If the sanctions lead to a slowdown in foreign funds, the rupee will be under pressure, and the cost of imports will go up. Indian industry is extremely sensitive to imports. If imports become costly, apart from the additional costs following the swadeshi surcharge, it will have a negative impact on imports as well as industrial production.

This is precisely what happened last year and industrial activity slumped to four per cent, perhaps the lowest in a decade. Last year, the fiscal deficit climbed to 6.1 per cent, it might go up to 6.5 per cent this year. And as every student of economics knows, larger fiscal deficits means more inflation which, as some pundit have predicted, may rise as high as 10 or 12 per cent this year.

The finance minister has the right intentions: more money for the rural sector and small industry, a level playing field for Indian industry, more funds for infrastructure and a welcome mat to nonresident Indians as well as foreign investors. But there is also the background of gnawing political and economic uncertainties and their likely negative impact on investment and growth. The two may cancel each other out, as they did last year, making mincemeat of the dream Budget.

What is really absent in the Budget is a clarion call to the nation, if not from Sinha then from the prime minister himself to meet the challenges of the times.

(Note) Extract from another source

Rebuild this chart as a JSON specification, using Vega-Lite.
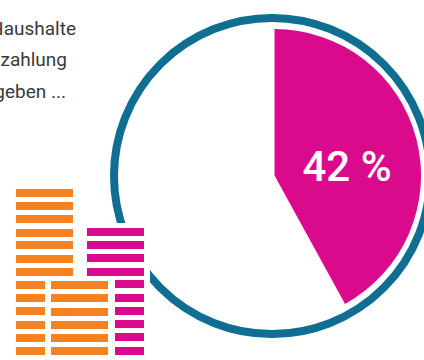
{
  "$schema": "https://vega.github.io/schema/vega-lite/v6.json",
  "width": 424,
  "height": 360,
  "padding": 0,
  "autosize": {"type": "none"},
  "background": "white",
  "view": {"stroke": null},
  "datasets": {
    "ring": [{"cx": 272, "cy": 176}],
    "mask": [{"x0": 0, "x1": 150, "y0": 223, "y1": 360}],
    "shares": [
      {"group": "betroffen", "share": 42, "cx": 274.5, "cy": 175.5},
      {"group": "rest", "share": 58, "cx": 274.5, "cy": 175.5}
    ],
    "bricks": [
      {"x0": 16, "x1": 73, "y0": 189, "y1": 197, "kind": "orange"},
      {"x0": 16, "x1": 73, "y0": 202, "y1": 210, "kind": "orange"},
      {"x0": 16, "x1": 73, "y0": 215, "y1": 223, "kind": "orange"},
      {"x0": 16, "x1": 73, "y0": 229, "y1": 237, "kind": "orange"},
      {"x0": 16, "x1": 73, "y0": 241, "y1": 249, "kind": "orange"},
      {"x0": 16, "x1": 73, "y0": 255, "y1": 263, "kind": "orange"},
      {"x0": 16, "x1": 73, "y0": 268, "y1": 276, "kind": "orange"},
      {"x0": 87, "x1": 144, "y0": 228, "y1": 236, "kind": "magenta"},
      {"x0": 87, "x1": 144, "y0": 241, "y1": 249, "kind": "magenta"},
      {"x0": 87, "x1": 144, "y0": 254, "y1": 262, "kind": "magenta"},
      {"x0": 87, "x1": 144, "y0": 268, "y1": 276, "kind": "magenta"},
      {"x0": 16, "x1": 45, "y0": 281, "y1": 289, "kind": "orange"},
      {"x0": 16, "x1": 45, "y0": 294, "y1": 302, "kind": "orange"},
      {"x0": 16, "x1": 45, "y0": 307, "y1": 315, "kind": "orange"},
      {"x0": 16, "x1": 45, "y0": 321, "y1": 329, "kind": "orange"},
      {"x0": 16, "x1": 45, "y0": 334, "y1": 342, "kind": "orange"},
      {"x0": 16, "x1": 45, "y0": 347, "y1": 355, "kind": "orange"},
      {"x0": 51, "x1": 108, "y0": 281, "y1": 289, "kind": "orange"},
      {"x0": 51, "x1": 108, "y0": 294, "y1": 302, "kind": "orange"},
      {"x0": 51, "x1": 108, "y0": 308, "y1": 316, "kind": "orange"},
      {"x0": 51, "x1": 108, "y0": 321, "y1": 329, "kind": "orange"},
      {"x0": 51, "x1": 108, "y0": 334, "y1": 342, "kind": "orange"},
      {"x0": 51, "x1": 108, "y0": 347, "y1": 355, "kind": "orange"},
      {"x0": 115, "x1": 144, "y0": 280, "y1": 288, "kind": "magenta"},
      {"x0": 115, "x1": 144, "y0": 294, "y1": 302, "kind": "magenta"},
      {"x0": 115, "x1": 144, "y0": 307, "y1": 315, "kind": "magenta"},
      {"x0": 115, "x1": 144, "y0": 320, "y1": 328, "kind": "magenta"},
      {"x0": 115, "x1": 144, "y0": 333, "y1": 341, "kind": "magenta"},
      {"x0": 115, "x1": 144, "y0": 347, "y1": 355, "kind": "magenta"}
    ],
    "caption": [
      {"line": "Haushalte", "xr": 76, "yb": 35},
      {"line": "zahlung", "xr": 67, "yb": 66},
      {"line": "geben ...", "xr": 66, "yb": 98}
    ],
    "value": [{"label": "42 %", "xc": 347, "yb": 181}]
  },
  "layer": [
    {
      "data": {"name": "ring"},
      "mark": {"type": "point", "shape": "circle", "filled": false, "stroke": "#0f6e92", "strokeWidth": 8, "size": 99856, "opacity": 1},
      "encoding": {
        "x": {"field": "cx", "type": "quantitative", "scale": {"domain": [0, 424], "nice": false, "zero": false}, "axis": null},
        "y": {"field": "cy", "type": "quantitative", "scale": {"domain": [0, 360], "reverse": true, "nice": false, "zero": false}, "axis": null}
      }
    },
    {
      "data": {"name": "mask"},
      "mark": {"type": "rect", "fill": "white"},
      "encoding": {
        "x": {"field": "x0", "type": "quantitative", "axis": null, "scale": {"domain": [0, 424], "nice": false, "zero": false}},
        "x2": {"field": "x1"},
        "y": {"field": "y0", "type": "quantitative", "axis": null, "scale": {"domain": [0, 360], "reverse": true, "nice": false, "zero": false}},
        "y2": {"field": "y1"}
      }
    },
    {
      "data": {"name": "shares"},
      "mark": {"type": "arc", "radius": 146.5},
      "encoding": {
        "x": {"field": "cx", "type": "quantitative", "axis": null, "scale": {"domain": [0, 424], "nice": false, "zero": false}},
        "y": {"field": "cy", "type": "quantitative", "axis": null, "scale": {"domain": [0, 360], "reverse": true, "nice": false, "zero": false}},
        "theta": {"field": "share", "type": "quantitative", "scale": {"domain": [0, 100], "range": [0, 6.2832]}, "stack": true},
        "order": {"field": "group", "sort": "ascending"},
        "fill": {"field": "group", "type": "nominal", "legend": null, "scale": {"domain": ["betroffen", "rest"], "range": ["#d90b8c", "transparent"]}}
      }
    },
    {
      "data": {"name": "bricks"},
      "mark": {"type": "rect"},
      "encoding": {
        "x": {"field": "x0", "type": "quantitative", "axis": null, "scale": {"domain": [0, 424], "nice": false, "zero": false}},
        "x2": {"field": "x1"},
        "y": {"field": "y0", "type": "quantitative", "axis": null, "scale": {"domain": [0, 360], "reverse": true, "nice": false, "zero": false}},
        "y2": {"field": "y1"},
        "color": {"field": "kind", "type": "nominal", "legend": null, "scale": {"domain": ["orange", "magenta"], "range": ["#f58220", "#d90b8c"]}}
      }
    },
    {
      "data": {"name": "caption"},
      "mark": {"type": "text", "align": "right", "baseline": "alphabetic", "font": "Roboto", "fontSize": 19, "fill": "#3a3a3a"},
      "encoding": {
        "x": {"field": "xr", "type": "quantitative", "axis": null, "scale": {"domain": [0, 424], "nice": false, "zero": false}},
        "y": {"field": "yb", "type": "quantitative", "axis": null, "scale": {"domain": [0, 360], "reverse": true, "nice": false, "zero": false}},
        "text": {"field": "line"}
      }
    },
    {
      "data": {"name": "value"},
      "mark": {"type": "text", "align": "center", "baseline": "alphabetic", "font": "Roboto", "fontSize": 42, "fontWeight": 500, "fill": "white"},
      "encoding": {
        "x": {"field": "xc", "type": "quantitative", "axis": null, "scale": {"domain": [0, 424], "nice": false, "zero": false}},
        "y": {"field": "yb", "type": "quantitative", "axis": null, "scale": {"domain": [0, 360], "reverse": true, "nice": false, "zero": false}},
        "text": {"field": "label"}
      }
    }
  ],
  "resolve": {"scale": {"color": "independent", "fill": "independent"}}
}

A call, in other words, to do what the country expects its citizens to do, not wait for the government to tell them what to do. It should have been a people's Budget, not a Sinha Budget.

Sinhas and Chidambarams come and go. It is the people who, through hard work and enterprise, really make -- and unmake -- a nation's Budget.

Dr Jay Dubashi, the wellknown economist and columnist, is a former member of the Bharatiya Janata Party's national executive. He was tipped to be finance minister when the BJP came into power.